_Stated task:_ Leaving out the pictures, retype the lines from the beginning of the listing through the line containing "const FONT = 'Liberation".

_Source data:_
◆ ◆ ◆

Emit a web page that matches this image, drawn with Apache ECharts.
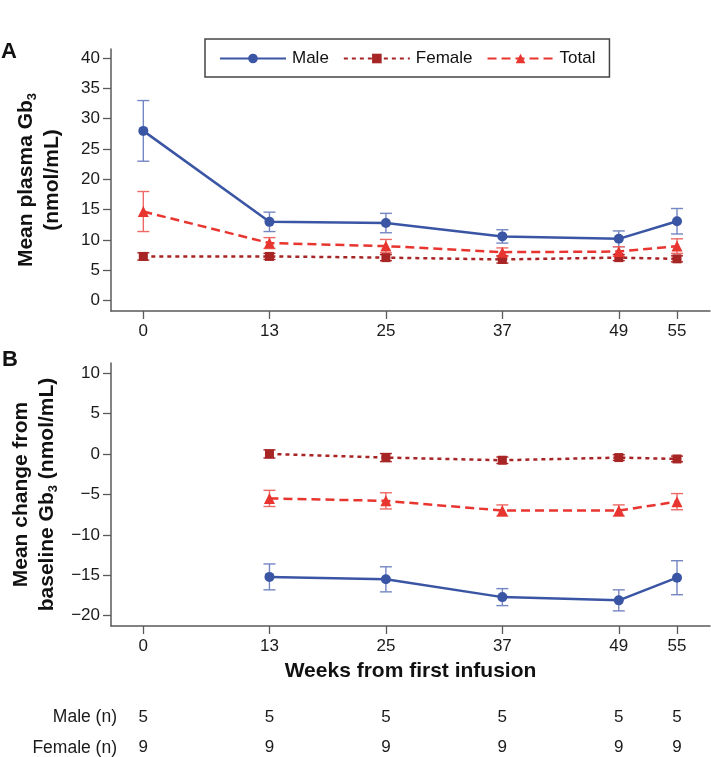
<!DOCTYPE html>
<html><head><meta charset="utf-8">
<script src="https://cdn.jsdelivr.net/npm/echarts@6/dist/echarts.min.js"></script>
<style>html,body{margin:0;padding:0;background:#fff}#c{width:711px;height:757px}</style>
</head><body><div id="c"></div>
<script>
// ---- data ----
const weeksA = [0, 13, 25, 37, 49, 55];
const weeksB = [13, 25, 37, 49, 55];
const xTicks = [0, 13, 25, 37, 49, 55];
const yTicksA = [0, 5, 10, 15, 20, 25, 30, 35, 40];
const yTicksB = [-20, -15, -10, -5, 0, 5, 10];
// Panel A: mean plasma Gb3 (nmol/mL) and error (half-width)
const maleA = [28.0, 13.0, 12.8, 10.6, 10.2, 13.1];
const maleAErr = [5.0, 1.6, 1.6, 1.1, 1.3, 2.1];
const femaleA = [7.3, 7.3, 7.1, 6.8, 7.1, 6.9];
const femaleAErr = [0.6, 0.5, 0.5, 0.6, 0.5, 0.5];
const totalA = [14.7, 9.5, 9.0, 8.0, 8.1, 9.0];
const totalAErr = [3.3, 0.9, 1.1, 0.7, 0.8, 1.2];
// Panel B: mean change from baseline
const maleB = [-15.2, -15.5, -17.7, -18.1, -15.3];
const maleBErr = [1.6, 1.55, 1.05, 1.3, 2.1];
const femaleB = [0.0, -0.45, -0.78, -0.45, -0.62];
const femaleBErr = [0.5, 0.5, 0.4, 0.35, 0.35];
const totalB = [-5.5, -5.8, -7.0, -7.0, -5.9];
const totalBErr = [1.0, 1.0, 0.7, 0.7, 1.0];
// n per timepoint
const maleN = [5, 5, 5, 5, 5, 5];
const femaleN = [9, 9, 9, 9, 9, 9];

const BLUE = '#3a55a4', BLUE_E = '#7486c2';
const DRED = '#a82525', DRED_E = '#a82525';
const RED = '#e8352f', RED_E = '#ee6a66';
const FONT = 'Liberation Sans, Arial, sans-serif';

function pairs(xs, ys) { return xs.map((x, i) => [x, ys[i]]); }
function errs(xs, ys, es) { return xs.map((x, i) => [x, ys[i] - es[i], ys[i] + es[i]]); }
function errSeries(name, xs, ys, es, color, gi) {
  return {
    type: 'custom', name: name + ' err', xAxisIndex: gi === 0 ? 0 : 1, yAxisIndex: gi, z: 1,
    data: errs(xs, ys, es), silent: true,
    renderItem: function (params, api) {
      const x = api.value(0);
      const lo = api.coord([x, api.value(1)]);
      const hi = api.coord([x, api.value(2)]);
      const w = 6;
      const st = { stroke: color, lineWidth: 1.4 };
      return { type: 'group', children: [
        { type: 'line', shape: { x1: lo[0], y1: lo[1], x2: hi[0], y2: hi[1] }, style: st },
        { type: 'line', shape: { x1: lo[0] - w, y1: lo[1], x2: lo[0] + w, y2: lo[1] }, style: st },
        { type: 'line', shape: { x1: hi[0] - w, y1: hi[1], x2: hi[0] + w, y2: hi[1] }, style: st }
      ]};
    }
  };
}
function lineSeries(name, xs, ys, color, type, symbol, size, gi) {
  return {
    type: 'line', name: name, xAxisIndex: gi === 0 ? 0 : 1, yAxisIndex: gi, z: 3,
    data: pairs(xs, ys), symbol: symbol, symbolSize: size,
    itemStyle: { color: color },
    lineStyle: { color: color, width: 2.5, type: type }
  };
}

const XMIN = -3.33, XMAX = 58.4;
const axisLineStyle = { show: true, onZero: false, lineStyle: { color: '#5a5a5a', width: 1.5 } };
const tickStyle = { show: true, length: 8, lineStyle: { color: '#5a5a5a', width: 1.3 } };

function xAxis(gi, extra) {
  return Object.assign({
    type: 'value', gridIndex: gi, min: XMIN, max: XMAX,
    axisLine: axisLineStyle, splitLine: { show: false },
    axisTick: Object.assign({ customValues: xTicks }, tickStyle),
    axisLabel: { customValues: xTicks, color: '#1a1a1a', fontSize: 17, fontFamily: FONT, margin: 12 }
  }, extra || {});
}
function nAxis(values, offset) {
  return {
    type: 'value', gridIndex: 1, min: XMIN, max: XMAX, position: 'bottom', offset: offset,
    axisLine: { show: false, onZero: false }, axisTick: { show: false }, splitLine: { show: false },
    axisLabel: { customValues: xTicks, color: '#1a1a1a', fontSize: 17, fontFamily: FONT, margin: 0,
      formatter: function (v) { const i = xTicks.indexOf(v); return i >= 0 ? String(values[i]) : ''; } }
  };
}
const nameStyle = {
  fontSize: 21, fontWeight: 'bold', fontFamily: FONT, color: '#111', lineHeight: 26,
  rich: { sub: { fontSize: 13, fontWeight: 'bold', fontFamily: FONT, color: '#111', verticalAlign: 'bottom', lineHeight: 12 } }
};

const option = {
  animation: false,
  backgroundColor: '#fff',
  grid: [
    { left: 111, top: 49, width: 599, height: 262 },
    { left: 111, top: 363, width: 599, height: 263 }
  ],
  legend: {
    data: ['Male', 'Female', 'Total'],
    left: 205, top: 39, itemWidth: 66, itemHeight: 12, itemGap: 14,
    padding: [11, 14, 10, 14], borderColor: '#444', borderWidth: 1.5,
    textStyle: { fontSize: 17, fontFamily: FONT, color: '#111', padding: [0, 0, 0, 1] }
  },
  xAxis: [
    xAxis(0),
    xAxis(1, { name: 'Weeks from first infusion', nameLocation: 'middle', nameGap: 35,
      nameTextStyle: { fontSize: 21, fontWeight: 'bold', fontFamily: FONT, color: '#111' } }),
    nAxis(maleN, 83),
    nAxis(femaleN, 113)
  ],
  yAxis: [
    { type: 'value', gridIndex: 0, min: -1.7, max: 41.5,
      name: 'Mean plasma Gb{sub|3}\n(nmol/mL)', nameLocation: 'middle', nameGap: 46, nameRotate: 90,
      nameTextStyle: nameStyle,
      axisLine: axisLineStyle, splitLine: { show: false },
      axisTick: Object.assign({ customValues: yTicksA }, tickStyle),
      axisLabel: { customValues: yTicksA, color: '#1a1a1a', fontSize: 17, fontFamily: FONT, margin: 11 } },
    { type: 'value', gridIndex: 1, min: -21.27, max: 11.24,
      name: 'Mean change from\nbaseline Gb{sub|3} (nmol/mL)', nameLocation: 'middle', nameGap: 50, nameRotate: 90,
      nameTextStyle: nameStyle,
      axisLine: axisLineStyle, splitLine: { show: false },
      axisTick: Object.assign({ customValues: yTicksB }, tickStyle),
      axisLabel: { customValues: yTicksB, color: '#1a1a1a', fontSize: 17, fontFamily: FONT, margin: 11,
        formatter: function (v) { return v < 0 ? '\u2212' + Math.abs(v) : String(v); } } }
  ],
  graphic: [
    { type: 'text', left: 1, top: 41, style: { text: 'A', fontSize: 22, fontWeight: 'bold', fontFamily: FONT, fill: '#111' } },
    { type: 'text', left: 2, top: 349, style: { text: 'B', fontSize: 22, fontWeight: 'bold', fontFamily: FONT, fill: '#111' } },
    { type: 'text', right: 594, top: 708, style: { text: 'Male (n)', fontSize: 17.5, fontFamily: FONT, fill: '#1a1a1a', align: 'right' } },
    { type: 'text', right: 594, top: 739, style: { text: 'Female (n)', fontSize: 17.5, fontFamily: FONT, fill: '#1a1a1a', align: 'right' } }
  ],
  series: [
    errSeries('Male', weeksA, maleA, maleAErr, BLUE_E, 0),
    errSeries('Female', weeksA, femaleA, femaleAErr, DRED_E, 0),
    errSeries('Total', weeksA, totalA, totalAErr, RED_E, 0),
    lineSeries('Male', weeksA, maleA, BLUE, 'solid', 'circle', 10, 0),
    lineSeries('Female', weeksA, femaleA, DRED, [4, 4], 'rect', 9, 0),
    lineSeries('Total', weeksA, totalA, RED, [9, 5], 'triangle', 11, 0),
    errSeries('Male', weeksB, maleB, maleBErr, BLUE_E, 1),
    errSeries('Female', weeksB, femaleB, femaleBErr, DRED_E, 1),
    errSeries('Total', weeksB, totalB, totalBErr, RED_E, 1),
    lineSeries('Male', weeksB, maleB, BLUE, 'solid', 'circle', 10, 1),
    lineSeries('Female', weeksB, femaleB, DRED, [4, 4], 'rect', 9, 1),
    lineSeries('Total', weeksB, totalB, RED, [9, 5], 'triangle', 11, 1)
  ]
};
const chart = echarts.init(document.getElementById('c'), null, { renderer: 'canvas' });
chart.setOption(option);
</script>
</body></html>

◆ ◆ ◆

_Answer in full:_
Emit a web page that matches this image, drawn with Apache ECharts.
<!DOCTYPE html>
<html><head><meta charset="utf-8">
<script src="https://cdn.jsdelivr.net/npm/echarts@6/dist/echarts.min.js"></script>
<style>html,body{margin:0;padding:0;background:#fff}#c{width:711px;height:757px}</style>
</head><body><div id="c"></div>
<script>
// ---- data ----
const weeksA = [0, 13, 25, 37, 49, 55];
const weeksB = [13, 25, 37, 49, 55];
const xTicks = [0, 13, 25, 37, 49, 55];
const yTicksA = [0, 5, 10, 15, 20, 25, 30, 35, 40];
const yTicksB = [-20, -15, -10, -5, 0, 5, 10];
// Panel A: mean plasma Gb3 (nmol/mL) and error (half-width)
const maleA = [28.0, 13.0, 12.8, 10.6, 10.2, 13.1];
const maleAErr = [5.0, 1.6, 1.6, 1.1, 1.3, 2.1];
const femaleA = [7.3, 7.3, 7.1, 6.8, 7.1, 6.9];
const femaleAErr = [0.6, 0.5, 0.5, 0.6, 0.5, 0.5];
const totalA = [14.7, 9.5, 9.0, 8.0, 8.1, 9.0];
const totalAErr = [3.3, 0.9, 1.1, 0.7, 0.8, 1.2];
// Panel B: mean change from baseline
const maleB = [-15.2, -15.5, -17.7, -18.1, -15.3];
const maleBErr = [1.6, 1.55, 1.05, 1.3, 2.1];
const femaleB = [0.0, -0.45, -0.78, -0.45, -0.62];
const femaleBErr = [0.5, 0.5, 0.4, 0.35, 0.35];
const totalB = [-5.5, -5.8, -7.0, -7.0, -5.9];
const totalBErr = [1.0, 1.0, 0.7, 0.7, 1.0];
// n per timepoint
const maleN = [5, 5, 5, 5, 5, 5];
const femaleN = [9, 9, 9, 9, 9, 9];

const BLUE = '#3a55a4', BLUE_E = '#7486c2';
const DRED = '#a82525', DRED_E = '#a82525';
const RED = '#e8352f', RED_E = '#ee6a66';
const FONT = 'Liberation Sans, Arial, sans-serif';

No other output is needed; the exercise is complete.